Sri Lanka’s recorded history, which spans over two millennia, has provided us with ample opportunity to study the country’s past. From the first human civilizations to the rise and fall of ancient kingdoms, Sri Lanka’s rich past is a fascinating thing to explore.

If you wish to learn about the country’s history, Anuradhapura is a great place to start. Widely considered one of the most advanced civilizations of its time, the Kingdom of Anuradhapura had complex irrigation systems, was mostly self-sufficient, had some of the most awe-inspiring architecture of the ancient world, and the legal system was intricately detailed.

Exploring Anuradhapura’s Artificial Lakes

Anuradhapura, located in the dry zone, could never have flourished without the construction of a number of reservoirs by the kings of old. Constructed over 2,000 years ago, the lakes are testament to the genius of the engineers behind it. The artificial lakes were designed in such a way that during the monsoon season, it captures the rain and then distributes the water to the various farm lands spread across the kingdom. This was made possible by complex irrigation systems. The three main lakes in the region are Basawakkulama, Tissa Wewa, and Nuwara Wewa.

Though these water tanks may not be as essential to the survival of Anuradhapura’s present-day inhabitants, they’ve become integrated into the modern landscape of the region.

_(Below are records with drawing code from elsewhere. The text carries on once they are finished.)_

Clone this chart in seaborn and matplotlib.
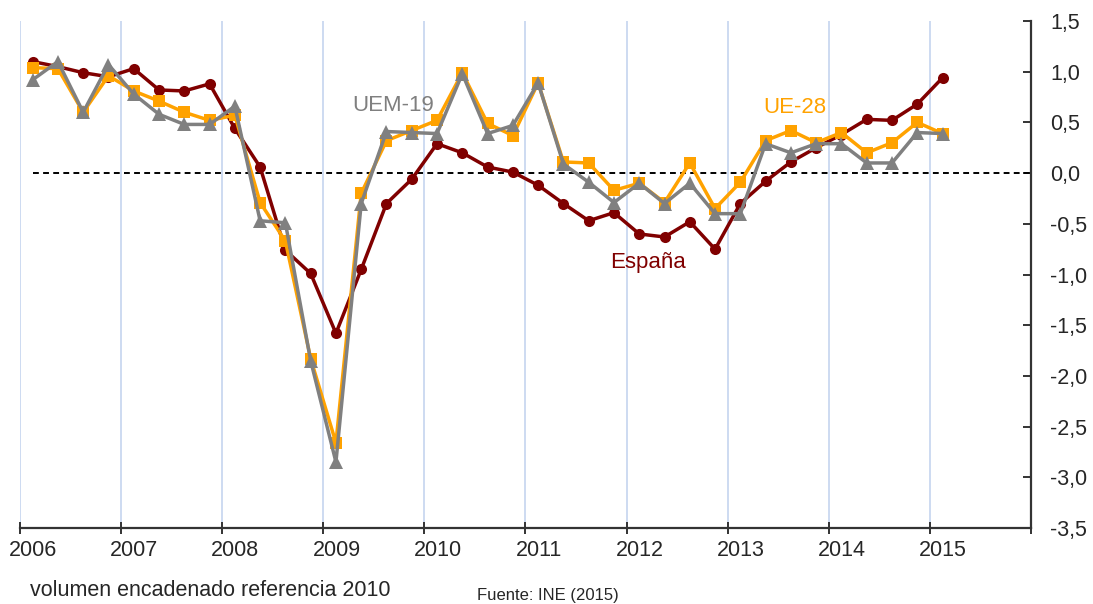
import numpy as np
import pandas as pd
import seaborn as sns
import matplotlib.pyplot as plt
from matplotlib.ticker import FixedLocator, FuncFormatter

# trimestres 2006T1 .. 2015T1 (posicion centrada en cada trimestre)
trimestres = [f"{a}T{q}" for a in range(2006, 2016) for q in range(1, 5)][:37]
fecha = [int(t[:4]) + (int(t[-1]) - 1) * 0.25 + 0.125 for t in trimestres]

espana = [1.10, 1.05, 0.99, 0.95, 1.03, 0.82, 0.81, 0.88,
          0.44, 0.06, -0.76, -0.99, -1.58, -0.95, -0.30, -0.06,
          0.29, 0.20, 0.06, 0.01, -0.12, -0.30, -0.47, -0.39,
          -0.60, -0.63, -0.48, -0.75, -0.30, -0.08, 0.11, 0.25,
          0.38, 0.53, 0.52, 0.68, 0.94]
ue28 = [1.04, 1.03, 0.60, 0.96, 0.81, 0.71, 0.60, 0.52,
        0.57, -0.29, -0.67, -1.83, -2.66, -0.20, 0.32, 0.42,
        0.52, 0.99, 0.49, 0.37, 0.89, 0.11, 0.10, -0.17,
        -0.10, -0.29, 0.10, -0.35, -0.09, 0.32, 0.42, 0.30,
        0.40, 0.20, 0.30, 0.50, 0.39]
uem19 = [0.92, 1.10, 0.60, 1.07, 0.78, 0.58, 0.48, 0.48,
         0.66, -0.47, -0.49, -1.85, -2.85, -0.30, 0.41, 0.40,
         0.39, 0.98, 0.39, 0.47, 0.89, 0.09, -0.09, -0.29,
         -0.10, -0.30, -0.10, -0.40, -0.40, 0.29, 0.20, 0.29,
         0.29, 0.10, 0.10, 0.40, 0.39]

anos = list(range(2006, 2017))
ano_labels = [str(a) for a in range(2006, 2016)]
y_ticks = [1.5, 1.0, 0.5, 0.0, -0.5, -1.0, -1.5, -2.0, -2.5, -3.0, -3.5]

df = pd.DataFrame({"fecha": fecha, "España": espana, "UE-28": ue28, "UEM-19": uem19})

sns.set_style("white")
plt.rcParams['font.family'] = ['Liberation Sans', 'DejaVu Sans']

fig = plt.figure(figsize=(10.93, 6.04), dpi=100)
ax = fig.add_axes([20 / 1093, 1 - 528 / 604, (1031 - 20) / 1093, (528 - 21) / 604])

# lineas verticales de cada año
for a in anos[:-1]:
    ax.axvline(a, color="#c9d8f0", lw=1.3, zorder=0)

ax.plot([fecha[0], 2016], [0, 0], ls=(0, (3, 2.2)), color="black", lw=1.4, zorder=1)

sns.lineplot(data=df, x="fecha", y="España", color="#800000", marker="o",
             markersize=8, markeredgewidth=0, linewidth=2.5, ax=ax, zorder=3)
sns.lineplot(data=df, x="fecha", y="UE-28", color="#ffa200", marker="s",
             markersize=8.5, markeredgewidth=0, linewidth=2.5, ax=ax, zorder=4)
sns.lineplot(data=df, x="fecha", y="UEM-19", color="#808080", marker="^",
             markersize=9.5, markeredgewidth=0, linewidth=2.5, ax=ax, zorder=5)

ax.set_xlim(2006, 2016)
ax.set_ylim(-3.5, 1.5)
ax.set_xlabel("")
ax.set_ylabel("")

for s in ["left", "top"]:
    ax.spines[s].set_visible(False)
for s in ["bottom", "right"]:
    ax.spines[s].set_color("#333333")
    ax.spines[s].set_linewidth(1.6)

ax.yaxis.tick_right()
ax.set_yticks(y_ticks)
ax.yaxis.set_major_formatter(FuncFormatter(lambda v, p: f"{v:.1f}".replace(".", ",")))
ax.tick_params(axis="y", direction="in", length=6, width=1.4, color="#333333",
               labelsize=15.5, pad=14, right=True, left=False)

ax.xaxis.set_major_locator(FixedLocator(anos))
ax.xaxis.set_minor_locator(FixedLocator([a + 0.13 for a in range(2006, 2016)]))
ax.set_xticklabels([""] * len(anos))
ax.set_xticklabels(ano_labels, minor=True)
ax.tick_params(axis="x", which="major", direction="inout", length=9, width=1.4,
               color="#333333", bottom=True)
ax.tick_params(axis="x", which="minor", length=0, labelsize=15.5, pad=9)

ax.text(2009.29, 0.665, "UEM-19", color="#7f7f7f", fontsize=16, va="center", ha="left")
ax.text(2013.35, 0.645, "UE-28", color="#ffa200", fontsize=16, va="center", ha="left")
ax.text(2011.84, -0.88, "España", color="#800000", fontsize=16, va="center", ha="left")

fig.text(30 / 1093, 1 - 590 / 604, "volumen encadenado referencia 2010",
         fontsize=15.5, va="center", ha="left")
fig.text(477 / 1093, 1 / 604, "Fuente: INE (2015)", fontsize=12,
         va="bottom", ha="left")

fig.savefig("out.png", dpi=100)
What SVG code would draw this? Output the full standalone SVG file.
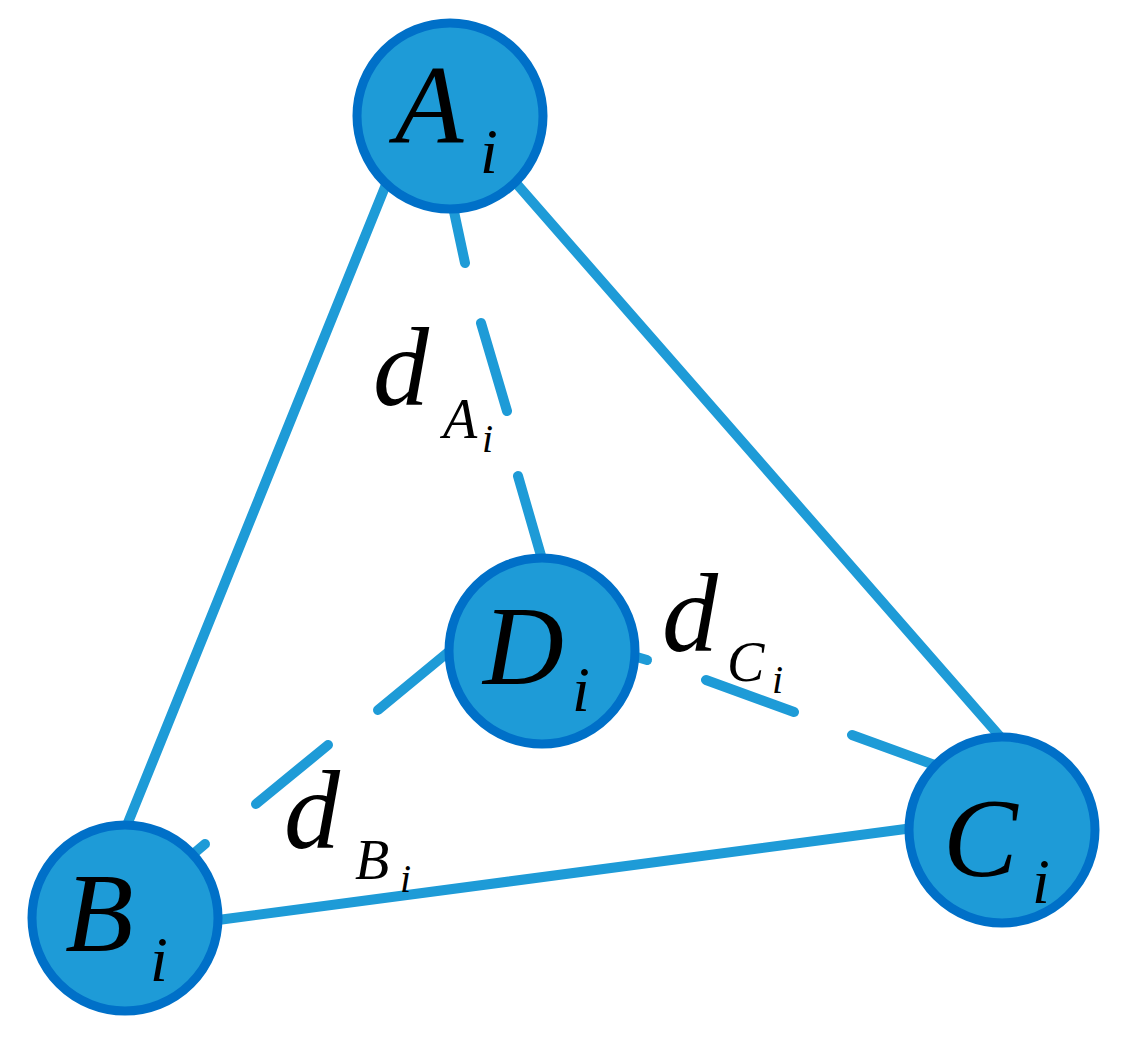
<svg xmlns="http://www.w3.org/2000/svg" width="1126" height="1043" viewBox="0 0 1126 1043">
<style>
.n{fill:#1E9BD7;stroke:#0070C8;stroke-width:9}
.e{stroke:#1E9BD7;stroke-width:10;stroke-linecap:round;fill:none}
text{font-family:"Liberation Serif",serif;font-style:italic;fill:#000}
.b{font-size:112px}.s{font-size:64px}.t{font-size:56px}.u{font-size:40px}
</style>
<rect width="1126" height="1043" fill="#fff"/>
<g id="connectors">
<line class="e" x1="387" y1="182" x2="125" y2="830"/>
<line class="e" x1="515" y1="182" x2="1003" y2="740"/>
<line class="e" x1="218" y1="920" x2="913" y2="828"/>
<line class="e" x1="453" y1="207" x2="465" y2="263"/>
<line class="e" x1="481" y1="323" x2="507" y2="411"/>
<line class="e" x1="518" y1="476" x2="544" y2="566"/>
<line class="e" x1="452" y1="649" x2="378" y2="710"/>
<line class="e" x1="328" y1="745" x2="256" y2="804"/>
<line class="e" x1="205" y1="844" x2="192" y2="855"/>
<line class="e" x1="630" y1="655" x2="647" y2="660"/>
<line class="e" x1="706" y1="680" x2="794" y2="712"/>
<line class="e" x1="852" y1="735" x2="940" y2="767"/>
</g>
<g id="A"><circle class="n" cx="450" cy="116" r="93"/><text class="b" x="395" y="143">A</text><text class="s" x="480" y="173">i</text></g>
<g id="D"><circle class="n" cx="542" cy="651" r="93"/><text class="b" x="483" y="684">D</text><text class="s" x="572" y="711">i</text></g>
<g id="B"><circle class="n" cx="125" cy="918" r="93"/><text class="b" x="65" y="951">B</text><text class="s" x="150" y="981">i</text></g>
<g id="C"><circle class="n" cx="1002" cy="830" r="93"/><text class="b" x="943" y="876">C</text><text class="s" x="1032" y="903">i</text></g>
<g id="labels">
<text class="b" x="373" y="405">d</text><text class="t" x="443" y="438">A</text><text class="u" x="482" y="452">i</text>
<text class="b" x="662" y="651">d</text><text class="t" x="727" y="681">C</text><text class="u" x="772" y="693">i</text>
<text class="b" x="284" y="848">d</text><text class="t" x="355" y="879">B</text><text class="u" x="400" y="892">i</text>
</g>
</svg>
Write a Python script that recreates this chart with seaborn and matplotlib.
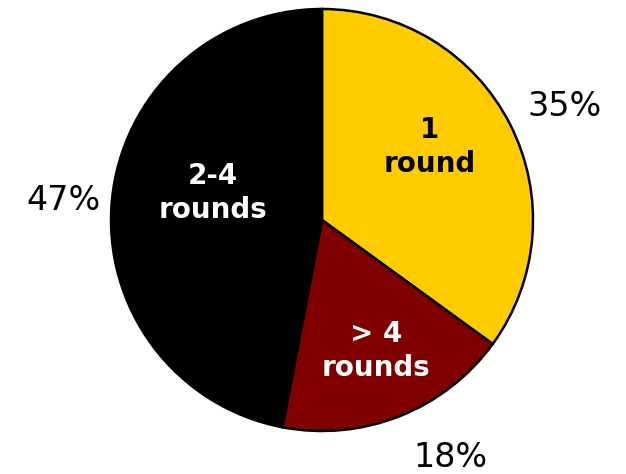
import matplotlib
matplotlib.use("Agg")
import matplotlib.pyplot as plt
import seaborn as sns
import numpy as np

sns.set_theme(style="white")
plt.rcParams['font.family'] = ['DejaVu Sans']

categories = ["1\nround", "> 4\nrounds", "2-4\nrounds"]
values = [35, 18, 47]
pct_labels = ["35%", "18%", "47%"]
colors = ["#FFCC00", "#800000", "#000000"]
text_colors = ["black", "white", "white"]

W, H = 626, 474
cx, cy, R = 322, 220, 211
fig = plt.figure(figsize=(W / 100, H / 100), dpi=100)
ax = fig.add_axes([0, 0, 1, 1])

wedges, _ = ax.pie(values, colors=colors, startangle=90, counterclock=False,
                   radius=1.0, wedgeprops=dict(edgecolor="black", linewidth=1.8))

# label placement (radius fraction, angle degrees) for inner and outer texts
inner_pos = [(0.618, 34.1), (0.672, -67.6), (0.532, 166.1)]
outer_pos = [(1.268, 25.0), (1.28, -61.5), (1.228, 175.6)]
for cat, pct, tc, (ri, ai), (ro, ao) in zip(categories, pct_labels, text_colors, inner_pos, outer_pos):
    ax.text(ri * np.cos(np.radians(ai)), ri * np.sin(np.radians(ai)), cat,
            ha="center", va="center", color=tc,
            fontsize=20, fontweight="bold", linespacing=1.26)
    ax.text(ro * np.cos(np.radians(ao)), ro * np.sin(np.radians(ao)), pct,
            ha="center", va="center", color="black", fontsize=24)

ax.set_xlim(-cx / R, (W - cx) / R)
ax.set_ylim(-(H - cy) / R, cy / R)
ax.set_aspect("auto")
ax.axis("off")
fig.savefig("out.png", dpi=100)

The lakes and their surroundings have become a haven for different animal and bird species and are also popular bathing spots for locals.

Touring the Anuradhapura Archeological Museum

The setting up of the Anuradhapura Archeological Museum was borne out of need, as once excavations in surrounding areas, such as Mihintale, started producing results, a storage area for the recently unearthed artefacts was required. The Archeological Commissioner at the time, Dr. Senarath Paranavithana, pushed for the museum to be established.

An old colonial building was repurposed for this project, and it was finally opened in 1947. It underwent a 10-year restoration in the 21st century with the aid of the U.S. Department of State’s Ambassadors Fund for Cultural Preservation, and was reopened in September 2019.

The museum exhibits include an assortment of objects from ancient civilizations. Notably, there is a model recreation of the Thuparama Dagoba Vatadage with the roof intact, a glimpse at how the magnificent structure would’ve looked in its prime. Other exhibits include numerous coins, clothing and tools from rural settlements dating back centuries, and ageing portraits of Lord Buddha.

❂ Useful Tips:

  • The museum operates between 8.30 am and 4.30 pm.
  • It is located just a few minutes away from the Jaya Sri Maha Bodhi, close to the Anuradhapura heritage site’s ticket counter.